Where to find auto equity loans
Most community banks and some credit unions offer auto equity loans. The rates for such loans depend on your credit score, credit history and the value of your car.
The four largest banks in the country by deposits — Bank of America, Chase, Citibank and Wells Fargo — do not offer auto equity loans, but some smaller banks do.
At federal credit unions, the maximum annual percentage rate that can be charged on such loans is 18%, although there may be extra application fees.
You could qualify for an auto equity loan from a lender other than a community bank or credit union. Such lenders, many of which operate online, offer secured loans with a maximum APR of 36% and two- to five-year repayment terms. Regulators and consumer advocates say 36% is the upper limit of an affordable loan.

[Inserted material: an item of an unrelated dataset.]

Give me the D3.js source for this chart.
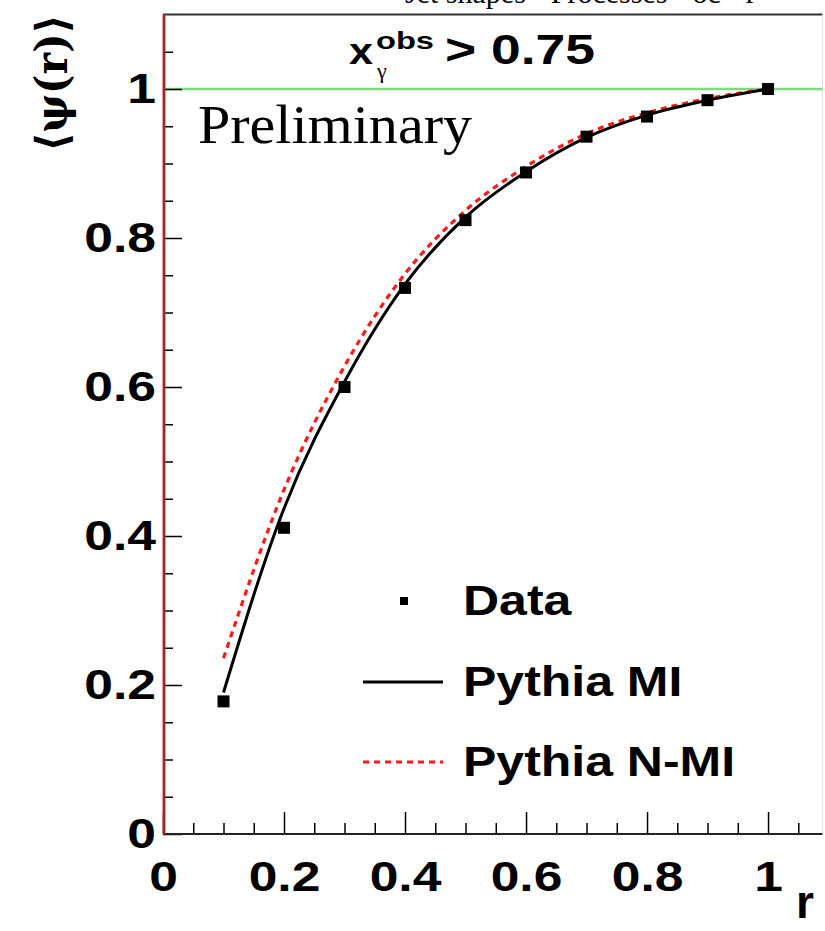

Another lender, Finova Financial, extends auto equity loans to borrowers with credit scores that are even lower, but it has fees in addition to its stated APR that makes the loan more expensive.
Compare auto loans
Other ways to borrow against your car
Auto loan refinancing
Refinancing an auto loan makes sense if interest rates drop, or if you’re unable to keep up with loan payments. Some lenders also offer cash-out auto refinance loans, which let you take a new auto loan for a higher amount than what's left on your original loan. That amount varies by lender and usually depends on how much equity you have in your car. The new loan replaces the original and you keep the extra cash.
Auto title loans
Auto title lenders provide quick cash in exchange for holding the title of your car as collateral, without checking your credit. This means you can get a loan even if you have bad credit, but it also means you may be at a higher risk for defaulting.
Similar to payday loans, car title loans carry very high interest rates — around 300% — and are usually due in a short time period, typically 30 days. A high percentage of auto title loan borrowers end up having to extend their loans, according to a report by the Consumer Financial Protection Bureau, incurring additional fees and raising the risk of repossession.
Remember car insurance
No matter which type of auto equity loan you choose, lenders typically require proof of comprehensive and collision insurance coverage. If your car is paid off, you may have chosen to carry only liability insurance — which is mandatory in most states — and dropped comprehensive and collision insurance.
If that’s the case for you, auto equity lenders may offer you the option to purchase a form of insurance, known as a “debt cancellation addendum” or simply “credit insurance,” that covers your loan payments if your car is damaged, you lose your job or have an injury. Unlike comprehensive and collision insurance, credit insurance does not cover the cost of repairing your car.
Credit insurance can be expensive, and it is not included in the total cost of your loan. It’s usually cheaper to take out comprehensive and collision insurance instead.